Monday, October 14, 2013

MH's Updated Portfolio

Hi all,

Back again to my favourite topic of asset allocation.

After much thought, I think it has dawned upon me that instead of using ETFs as part of my portfolio, I will be enlisted the use of funds to replace them instead.

Firstly, they start up costs of ETFs are so high. To efficiently engage them, I will need about 6k to minimize my costs.

On the negative side, this means that I will not be buying the market, and therefore my returns will not be the market. However, the funds will of course try to mimic the underlying and outperform if possible, but I'm not really risking much in hopes of that.

I think it would be great to be the market, but I would be content making decent returns above inflation, which I think will be my goal.

On the plus side, I will be get distributions regularly, which I will be using for value averaging my portfolio.

So here are the 4 mutual funds that I will be replacing the ETFs with.


ClassNameTER



US eqFidelity Global Div Fd A - MINCOME SGD1.5%
EAFE eqDWS Invest Top Dividend S1Q SGD1.72%
EM eqJPM Emerging Mkts Div A (Mth) SGD (Hedged)1.5%
CommoditiesDB Platinum Commodity USD R1C-C1.35%



Let me first start off with the commodities. When it says Optimal Yield, it makes my knees go weak. Sure, commodities have been monkey hammered crazily as of the last 3 years. But the year before that? 40% increase, wtfbbq. With commodities really feeling the pain lately, I think it might just be the time to get on that bandwagon. Not to mention, I also have a strong feeling that precious metals will be soaring. The fund has just 9% in these precious metals, which honestly have been doing quite badly as of late, which is definitely justified. However, looking towards the future, I might even invest in gold or gold-related securities in my satellites. Anyway, a different story for a different day.

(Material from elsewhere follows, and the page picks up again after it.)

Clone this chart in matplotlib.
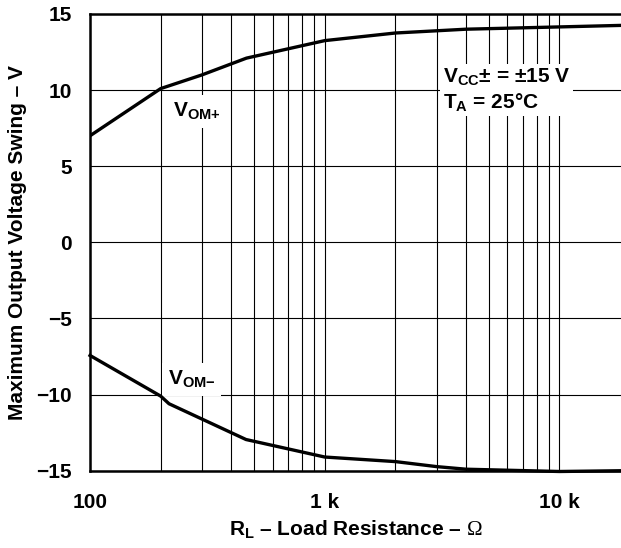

Fidelity Global Dividend fund just looks great. I like the dorky fund manager too, he seems to me like he knows what he's doing. Plus, a monthly distribution will definitely make me all the more committed to this fund. Dividend yield was 2.96% the last time I checked.

Next, the DWS fund. Well, honestly the fund looks like it has been under performing and hasn't been doing too well in the past few years. However, given it's pretty good track record, I am deciding that I'm going to give it a go. It seems to be under performing its benchmark quite massively over the past 3 years. It is likely to be one of my few funds which are not hedged. I guess it does give me a slight diversification compared to the Fidelity fund, if not I might as well just have 1 fund. Dividend yield is at 2.68%.

What worries me is that there might be some overlap. Of the top 10 holdings, there is an overlap of Sanofi and Norartis. I sure would feel a lot better if the weightings are not so large, and a larger and wider ranged of diversified holdings. Fidelity follows the ACWI, while DWS follows MSCI World High Dividend Yield. I guess both of them do satisfy my criteria for developed markets exposure.

Lastly, we have the JPM Emergining Markets Dividend fund. I don't know if I have talked about it before, but it is something that I am quite excited about. The fund seems to be outperforming its benchmark, even though the asset class as been under performing as a whole. The benchmark is of course the MSCI Emerging Markets. I personally like it quite a fair bit! Dividend yield is 5.58% and it is SGD hedged.

I'm definitely quite sold on the benefits of dividend stocks, even though technically total returns should be the same. I just like the accountability, as well as the continuous cashing out, which at least helps me extract value before it collapses - though I'm not saying that it will though.

However, that being said, I am not going to enter any of the equities above until the correct seems over. Even if I enter when it's already recovering, at least I won't have half my portfolio taking a 20% hit, which will definitely affect my returns for at least the year. I also will not be entering into the emerging markets scene until it is a lot more clear about the future prospects of the asset class and only after all the big taper moves have been made.